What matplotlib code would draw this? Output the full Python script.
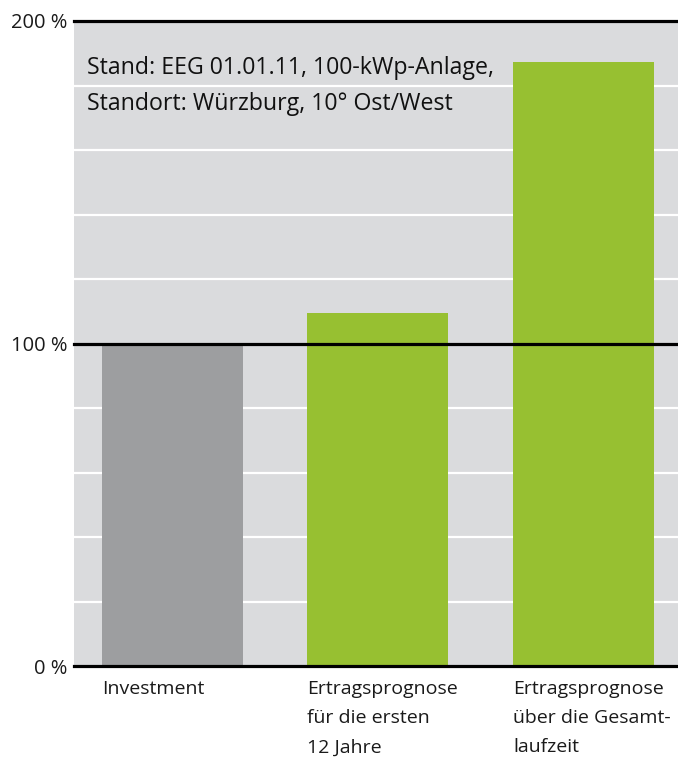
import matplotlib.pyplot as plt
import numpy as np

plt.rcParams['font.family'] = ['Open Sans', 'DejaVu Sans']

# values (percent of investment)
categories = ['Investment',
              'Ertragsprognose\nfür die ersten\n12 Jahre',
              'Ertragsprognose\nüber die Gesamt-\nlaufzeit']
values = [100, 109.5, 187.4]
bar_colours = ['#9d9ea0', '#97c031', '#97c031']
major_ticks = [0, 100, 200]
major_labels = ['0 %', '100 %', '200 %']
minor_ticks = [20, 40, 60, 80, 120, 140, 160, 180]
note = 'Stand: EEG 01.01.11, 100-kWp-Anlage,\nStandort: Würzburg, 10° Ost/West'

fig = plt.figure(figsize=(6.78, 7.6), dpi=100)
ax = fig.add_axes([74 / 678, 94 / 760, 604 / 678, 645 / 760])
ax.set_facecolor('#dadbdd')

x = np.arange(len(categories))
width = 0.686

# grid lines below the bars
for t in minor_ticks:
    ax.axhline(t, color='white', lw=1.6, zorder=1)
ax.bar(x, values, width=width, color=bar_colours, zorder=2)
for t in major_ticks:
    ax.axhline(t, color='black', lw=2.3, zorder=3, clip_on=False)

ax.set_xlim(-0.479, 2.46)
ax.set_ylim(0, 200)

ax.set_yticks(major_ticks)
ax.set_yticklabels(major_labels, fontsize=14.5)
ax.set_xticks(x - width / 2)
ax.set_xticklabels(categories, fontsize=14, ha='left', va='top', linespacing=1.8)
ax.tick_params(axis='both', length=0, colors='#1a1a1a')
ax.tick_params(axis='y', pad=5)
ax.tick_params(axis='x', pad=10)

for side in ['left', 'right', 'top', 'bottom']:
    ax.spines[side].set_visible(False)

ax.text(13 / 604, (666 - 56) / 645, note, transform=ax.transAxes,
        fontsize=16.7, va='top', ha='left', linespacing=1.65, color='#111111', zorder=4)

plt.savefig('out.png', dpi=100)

━━━━━━━━━━━━━━━━

● **Instruction**: Without the pictures, please reproduce each line of the listing above exactly, from the first one through the line bearing "plt.rcParams['font.family'] = ['Open".

● **Solution for this exercise**:
What matplotlib code would draw this? Output the full Python script.
import matplotlib.pyplot as plt
import numpy as np

plt.rcParams['font.family'] = ['Open Sans', 'DejaVu Sans']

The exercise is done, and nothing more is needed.